Discussion in 'Commodity Futures' started by DrPepper, Nov 8, 2009.

  1. I saw a 1 ounce gold Buffalo for the first time a couple of weeks ago. I understand that they are 24 carat gold rather than 22 carat found in American Eagles, which makes them shinier, but softer. My coin dealer was selling them for $52 over spot, compared with $45 over spot for gold American Eagles. The Buffalos were also sealed in plastic with writing from the US mint on them. Any thoughts as to whether or not Buffalos are a better investment than Eagles? I was initially averse to buying Buffalos due to unfamiliarity. However, I now like the idea of the unique appearance, higher carat and sealed package.
  2. Assuming $1,100 spot price for gold, when you buy an AE gold coin you are getting $1,008.37 worth of gold for $1,145 dollars.

    With the Buffalos you are getting $1,100 worth of gold for $1,152

    So basically you are getting an extra $100 worth of gold in the buffalos, or almost 1/10 oz of gold extra. (8.33% more gold actually)

    Never ceases to amaze me that people will pay premiums for something they recognize even though its not worth the extra. I always buy generic when I buy. If you ever have to use it, you can be that people will not give you full spot price if there is only 91.67% gold in the AEs vs 100% in the buffalos.
  3. A $50 gold American Eagle is 1.0909 troy oz. You still get 1 troy oz. of gold in it. A Buffalo is 1.0001 troy oz.

    The only difference between Buffaloes & Eagles are purity and design.
  4. don't know about the current world, but it seems like in the past, the Kruggerrand (sp?) had a smaller premium over spot than most other gold coins.

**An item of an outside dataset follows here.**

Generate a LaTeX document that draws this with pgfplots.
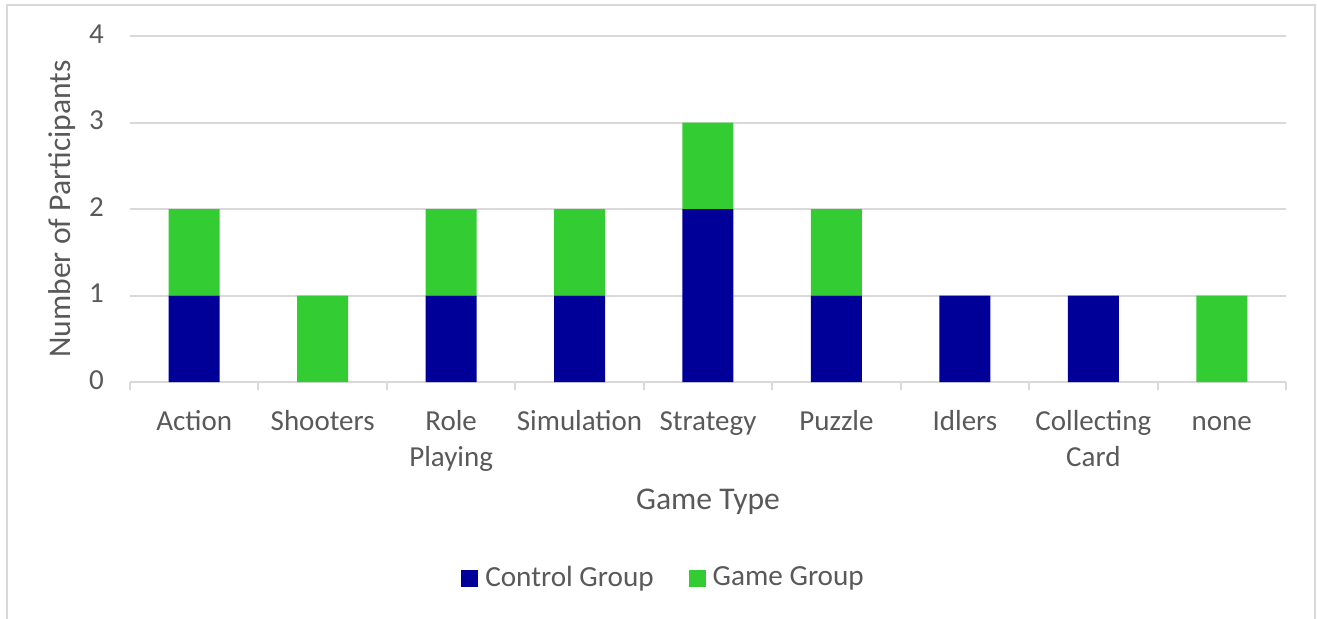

    Don't know why anyone would want to pay a significant. Just get reliable 1 ounce gold bars from a reputable place Buy some "junk" siliver coins.

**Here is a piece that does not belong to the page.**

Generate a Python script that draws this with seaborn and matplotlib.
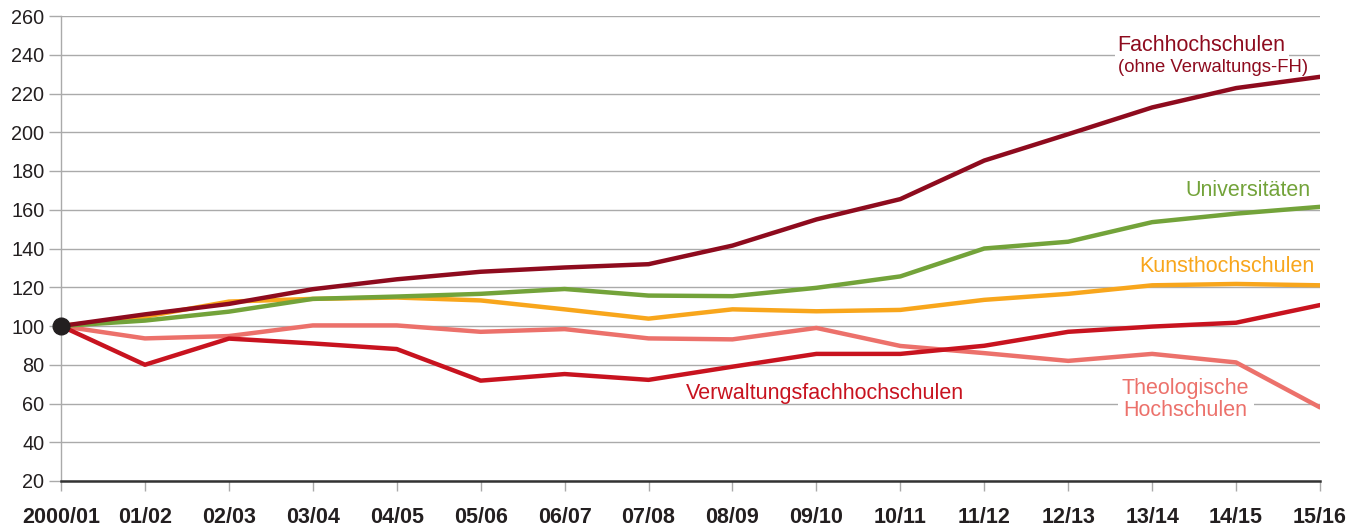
import pandas as pd
import seaborn as sns
from matplotlib import pyplot as plt

years = ["2000/01", "01/02", "02/03", "03/04", "04/05", "05/06", "06/07", "07/08",
         "08/09", "09/10", "10/11", "11/12", "12/13", "13/14", "14/15", "15/16"]

theologische = [100, 93.6, 94.8, 100.3, 100.3, 97, 98.4, 93.6, 93.1, 99, 89.7, 86, 82, 85.6, 81.2, 58]
verwaltung = [100, 80, 93.5, 91, 88.1, 71.8, 75.2, 72.2, 79, 85.6, 85.6, 89.8, 97, 99.7, 101.7, 110.8]
kunst = [100, 104.8, 112.6, 114, 114.7, 113.2, 108.6, 103.8, 108.6, 107.6, 108.3, 113.5, 116.6, 121, 121.7, 121]
uni = [100, 102.8, 107.4, 114, 115.2, 116.6, 119.1, 115.7, 115.4, 119.7, 125.6, 140, 143.5, 153.6, 158, 161.5]
fach = [100, 106, 111.4, 119, 124.1, 128, 130.2, 131.9, 141.5, 155, 165.5, 185.4, 199, 212.8, 222.8, 228.6]

names = ["Theologische", "Verwaltung", "Kunst", "Uni", "Fach"]
colors = {"Theologische": "#EC716B", "Verwaltung": "#C8131F", "Kunst": "#F8A61C",
          "Uni": "#73A33A", "Fach": "#8E0B1E"}


def main():
    rows = []
    for name, vals in zip(names, [theologische, verwaltung, kunst, uni, fach]):
        for i, v in enumerate(vals):
            rows.append({"x": i, "Jahr": years[i], "Wert": v, "Gruppe": name})
    df = pd.DataFrame(rows)

    sns.set_style("white")
    plt.rcParams["font.family"] = ["Liberation Sans", "DejaVu Sans"]

    fig = plt.figure(figsize=(13.62, 5.28), dpi=100)
    ax = fig.add_axes([61 / 1362, 1 - 481 / 528, (1320 - 61) / 1362, (481 - 16) / 528])

    sns.lineplot(df, x="x", y="Wert", hue="Gruppe", hue_order=names, palette=colors,
                 linewidth=3.2, legend=False, ax=ax, zorder=3,
                 solid_capstyle="round")
    ax.plot(0, fach[0], "o", color="#231F20", markersize=12, zorder=5, clip_on=False)

    ax.set_xlim(0, len(years) - 1)
    ax.set_ylim(20, 260)
    ax.set_yticks(range(20, 261, 20))
    ax.set_xticks(range(len(years)))
    ax.set_xticklabels(years, fontsize=15.5, fontweight="bold", color="#231F20")
    ax.tick_params(axis="y", labelsize=14.3, labelcolor="#231F20", length=9,
                   width=1, color="#AAAAAA", pad=3, left=True)
    ax.tick_params(axis="x", length=7, width=1, color="#AAAAAA", pad=12, bottom=True)
    ax.set_xlabel("")
    ax.set_ylabel("")
    ax.yaxis.grid(True, color="#AAAAAA", linewidth=1)
    ax.set_axisbelow(True)
    for s in ["top", "right"]:
        ax.spines[s].set_visible(False)
    ax.spines["left"].set_color("#AAAAAA")
    ax.spines["left"].set_linewidth(1)
    ax.spines["bottom"].set_color("#333333")
    ax.spines["bottom"].set_linewidth(1.8)

    ax.text(12.59, 244.8, "Fachhochschulen", color=colors["Fach"], fontsize=15.5, ha="left",
            va="center", zorder=2, bbox=dict(facecolor="white", edgecolor="none", pad=2))
    ax.text(12.59, 233.6, "(ohne Verwaltungs-FH)", color=colors["Fach"], fontsize=13.3,
            ha="left", va="center", zorder=2)
    ax.text(14.89, 169.7, "Universitäten", color=colors["Uni"], fontsize=15.5, ha="right", va="center")
    ax.text(14.93, 130.5, "Kunsthochschulen", color=colors["Kunst"], fontsize=15.5, ha="right", va="center")
    ax.text(7.45, 65.2, "Verwaltungsfachhochschulen", color=colors["Verwaltung"], fontsize=15.5,
            ha="left", va="center")
    ax.text(13.4, 62.0, "Theologische\nHochschulen", color=colors["Theologische"], fontsize=15.5,
            ha="center", va="center", linespacing=1.02, zorder=2,
            bbox=dict(facecolor="white", edgecolor="none", pad=3))

    plt.savefig("out.png", dpi=100)


if __name__ == "__main__":
    main()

    But no one is going to return your premium once you buy these coins.

    There are a number of online sites that offer gold stored in audited vaults, like or others, without the major premiums Or you can buy precious metal ETFs or mining company stock.

    And in a bad time, large gold coins that might be faked (as recently announced in China) are not the most desirable thing when trying to trade for food, etc.
  5. zdreg


    to paraphrase wendell willkie
    buy only real coins.
    if they are not real don't buy them
  6. Please try to speak of matters that you actually know something about.
  7. that is the rub, there are a couple of posts bouncing around on ET now, about Chinese fakes - heavy/gold clad I believe with a base metal that is similar in density to gold.

    I would thinl long and hard about going out and purchasing any kind of gold now, unless I had serious verifications it is truly investment grade gold.

    Personally, storing up some junk silver (in USA, dimes/quarters/half dollars/silver dollars - pre 1965), that are about 90% silver and are too worn to have investment coin value. A few bags buried in the basement is not too bad.

    They are a lot more useful in a crisis for buying needed supplies (who will be taking a $1,000 gold coin for basic purchases???), and if silver crashed, they are still worth the coin value.

    But each to their own. Probably good to have a mixture of things - gold, silver, some foreign stable currencies (maybe Swiss/Norway), a little platinum, etc.. I think EVERYONE should start with a non-perishable year's supply of food - perhaps well-stored grain, honey, etc.
  8. One ounce Gold Buffalos come in sheets sealed in plastic with writing from the US mint on the plastic. It would be hard to replicate.
  9. jprad


    Well, aside from what Anaconda's mentioned regarding the weight offset for each coin, there's one other advantage that more than makes up for the premium you're balking at...

    US gold coins are taxed at a 15% capital gains rate while all other forms of gold (including ETFs) are taxed at the higher collectible rate of 28%.
  10. Yes, but not hard to remove the coin and substitute a heavy-clad fake. And with certification, no less!

    For $1,000+, there are plenty of clever people who will think up ways to cheat the system. That is a year's wage in some countries. And since most people are unsophisticated, I can imagine that it is not so hard for some to do.